For additional momentum-based exit tools, RSI overbought signals are a natural complement — when price is extended above the ribbon AND RSI enters overbought territory, that dual signal has historically preceded the most meaningful pullbacks in trending markets.
What to Watch For
- Ribbon breakout after multi-week compression on large-cap equities: When the daily EMA ribbon compresses to its tightest band width in 30+ sessions and then price closes above all ribbon lines on above-average volume, the subsequent expansion move typically runs 2–4 ATR before the first meaningful pullback.
- Pullback-to-ribbon setups in trending commodity markets: During confirmed commodity uptrends (ADX above 25, weekly ribbon stacked), pullbacks that reach the 21 EMA and form a reversal candle have historically produced the cleanest ribbon continuation trades — the best-performing asset class for this setup by a significant margin.
- Ribbon compression ahead of scheduled macro events: When a stock's EMA ribbon compresses in the 3–5 sessions before a major catalyst, the post-event ribbon breakout often carries stronger follow-through than normal breakouts because compressed energy releases directionally.
- Multi-timeframe ribbon alignment setups: Watch for setups where the weekly, daily, and 4H ribbon all stack bullish simultaneously — these alignment windows are relatively rare but carry the highest conviction, particularly in large-cap tech and industrial names.
- Ribbon flip confirmation with hidden RSI divergence: When the EMA ribbon begins a bearish flip AND hidden bearish RSI divergence is present on the same timeframe, the reversal tends to be more sustained than a ribbon flip without momentum confirmation.
How Stocks365 Uses the EMA Ribbon
The EMA ribbon is one of 12+ indicators built into the Stocks365 Trust Score system. Specifically, ribbon structure contributes to the regime scoring component — which evaluates whether a given asset is in a trending, ranging, or transitional market state. A fully stacked, expanding ribbon increases the regime score, signaling trend-mode conditions where momentum and breakout signals carry higher reliability. A compressed or tangled ribbon suppresses the regime score, flagging the asset as being in a low-conviction environment where many signal types should be filtered out.
This regime-aware approach is why Stocks365 doesn't just surface raw buy/sell signals — it surfaces signals in context. A pullback-to-ribbon entry in a high-regime-score environment is treated differently than the same price pattern in a low-score, choppy environment.
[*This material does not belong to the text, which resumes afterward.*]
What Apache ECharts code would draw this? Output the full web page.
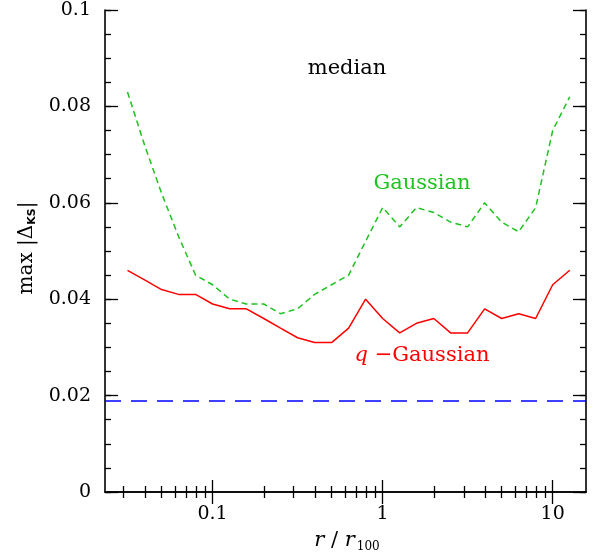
<!DOCTYPE html>
<html>
<head>
<meta charset="utf-8">
<script src="https://cdn.jsdelivr.net/npm/echarts@6/dist/echarts.min.js"></script>
<style>
  html, body { margin: 0; padding: 0; background: #fff; }
  #chart { width: 596px; height: 559px; }
</style>
</head>
<body>
<div id="chart"></div>
<script>
// radius bins r / r100 (0.1 dex steps)
const rValues = [0.0316, 0.0398, 0.0501, 0.0631, 0.0794, 0.1, 0.126, 0.158, 0.2, 0.251,
                 0.316, 0.398, 0.501, 0.631, 0.794, 1, 1.26, 1.58, 2, 2.51,
                 3.16, 3.98, 5.01, 6.31, 7.94, 10, 12.6];
// median max |Delta_KS|
const gaussian = [0.083, 0.072, 0.062, 0.053, 0.045, 0.043, 0.040, 0.039, 0.039, 0.037,
                  0.038, 0.041, 0.043, 0.045, 0.052, 0.059, 0.055, 0.059, 0.058, 0.056,
                  0.055, 0.060, 0.056, 0.054, 0.059, 0.075, 0.082];
const qGaussian = [0.046, 0.044, 0.042, 0.041, 0.041, 0.039, 0.038, 0.038, 0.036, 0.034,
                   0.032, 0.031, 0.031, 0.034, 0.040, 0.036, 0.033, 0.035, 0.036, 0.033,
                   0.033, 0.038, 0.036, 0.037, 0.036, 0.043, 0.046];
const referenceLevel = [0.019];

const xMajorTicks = [0.1, 1, 10];
const xMinorTicks = [0.03, 0.04, 0.05, 0.06, 0.07, 0.08, 0.09,
                     0.2, 0.3, 0.4, 0.5, 0.6, 0.7, 0.8, 0.9,
                     2, 3, 4, 5, 6, 7, 8, 9];

const X_MIN = 0.0233, X_MAX = 15.7;
const FONT = 'DejaVu Serif';
const GREEN = '#1fc21f';

const chart = echarts.init(document.getElementById('chart'));

function xAxisDef(pos, ticks, len, withLabel, withLine) {
  return {
    type: 'log', position: pos, min: X_MIN, max: X_MAX,
    axisLine: { show: withLine, lineStyle: { color: '#000', width: 1.6 } },
    axisTick: { show: true, inside: true, length: len, customValues: ticks,
                lineStyle: { color: '#000', width: 1.3 } },
    axisLabel: withLabel
      ? { show: true, customValues: ticks, margin: 13, color: '#000', fontFamily: FONT, fontSize: 19 }
      : { show: false },
    splitLine: { show: false }
  };
}
function yAxisDef(pos, interval, len, withLabel, withLine) {
  return {
    type: 'value', position: pos, min: 0, max: 0.1, interval: interval,
    axisLine: { show: withLine, lineStyle: { color: '#000', width: 1.6 } },
    axisTick: { show: true, inside: true, length: len, lineStyle: { color: '#000', width: 1.3 } },
    axisLabel: withLabel
      ? { show: true, margin: 14, color: '#000', fontFamily: FONT, fontSize: 19 }
      : { show: false },
    splitLine: { show: false }
  };
}

const option = {
  animation: false,
  backgroundColor: '#fff',
  grid: { left: 105, right: 10, top: 10, bottom: 67 },
  xAxis: [
    xAxisDef('bottom', xMajorTicks, 12, true, true),
    xAxisDef('bottom', xMinorTicks, 6, false, false),
    xAxisDef('top', xMajorTicks, 12, false, true),
    xAxisDef('top', xMinorTicks, 6, false, false)
  ],
  yAxis: [
    yAxisDef('left', 0.02, 13, true, true),
    yAxisDef('left', 0.005, 6, false, false),
    yAxisDef('right', 0.02, 13, false, true),
    yAxisDef('right', 0.005, 6, false, false)
  ],
  series: [
    {
      name: 'Gaussian', type: 'line', showSymbol: false,
      data: rValues.map((r, i) => [r, gaussian[i]]),
      lineStyle: { color: GREEN, width: 1.5, type: [6, 4] }
    },
    {
      name: 'q-Gaussian', type: 'line', showSymbol: false,
      data: rValues.map((r, i) => [r, qGaussian[i]]),
      lineStyle: { color: '#ff0000', width: 1.5 },
      markLine: {
        silent: true, symbol: 'none', precision: 4, label: { show: false },
        lineStyle: { color: '#0000ff', width: 1.5, type: [16, 10] },
        data: referenceLevel.map(v => ({ yAxis: v }))
      }
    }
  ],
  graphic: [
    { type: 'text', x: 347, y: 69,
      style: { text: 'median', font: '21px "DejaVu Serif"', fill: '#000', align: 'center', verticalAlign: 'middle' } },
    { type: 'text', x: 422, y: 184,
      style: { text: 'Gaussian', font: '21px "DejaVu Serif"', fill: GREEN, align: 'center', verticalAlign: 'middle' } },
    { type: 'text', x: 422, y: 356,
      style: {
        text: '{i|q}{n| \u2212Gaussian}', fill: '#ff0000', align: 'center', verticalAlign: 'middle',
        rich: {
          i: { fontFamily: FONT, fontStyle: 'italic', fontSize: 21, fill: '#ff0000' },
          n: { fontFamily: FONT, fontSize: 21, fill: '#ff0000' }
        }
      } },
    { type: 'text', x: 347, y: 541,
      style: {
        text: '{i|r}{n| / }{i|r}{s|100}', fill: '#000', align: 'center', verticalAlign: 'middle',
        rich: {
          i: { fontFamily: FONT, fontStyle: 'italic', fontSize: 21, fill: '#000' },
          n: { fontFamily: FONT, fontSize: 21, fill: '#000' },
          s: { fontFamily: FONT, fontSize: 12, fill: '#000', padding: [11, 0, 0, 2] }
        }
      } },
    { type: 'text', x: 27, y: 248, rotation: Math.PI / 2,
      style: {
        text: '{n|max |\u0394}{s|KS}{n||}', fill: '#000', align: 'center', verticalAlign: 'middle',
        rich: {
          n: { fontFamily: FONT, fontSize: 20, fill: '#000' },
          s: { fontFamily: 'DejaVu Sans', fontSize: 11, fontWeight: 'bold', fill: '#000', padding: [11, 0, 0, 0] }
        }
      } }
  ]
};

chart.setOption(option);
</script>
</body>
</html>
The ribbon is the backbone of that distinction. You can see which assets currently carry high regime scores on the Stocks365 signals dashboard.
Key Takeaways
- The EMA ribbon uses multiple EMAs to show trend structure, momentum, and conviction simultaneously — more nuanced than any single moving average.
- The two core setups are the pullback-to-ribbon entry (in established trends) and the ribbon breakout entry (after compression phases).
- Stocks365's trend-plus-momentum research across 4,786 signals shows a 53.1% win rate with a 1.35 profit factor — commodities lead at 57.4%, crypto lags at 47.1%.
- Combine the ribbon with RSI and volume for confirmation. The ribbon shows structure; momentum indicators show energy.
- Only trade ribbon setups when ADX confirms the trend is active (above 25). In ranging markets, the ribbon will produce false signals consistently.
- Use the ribbon for trade management: trail stops with the fastest EMA, exit on closes below the 55 EMA with conviction.
- Multi-timeframe alignment — weekly, daily, and 4H ribbon all stacked in the same direction — produces the highest-quality setups.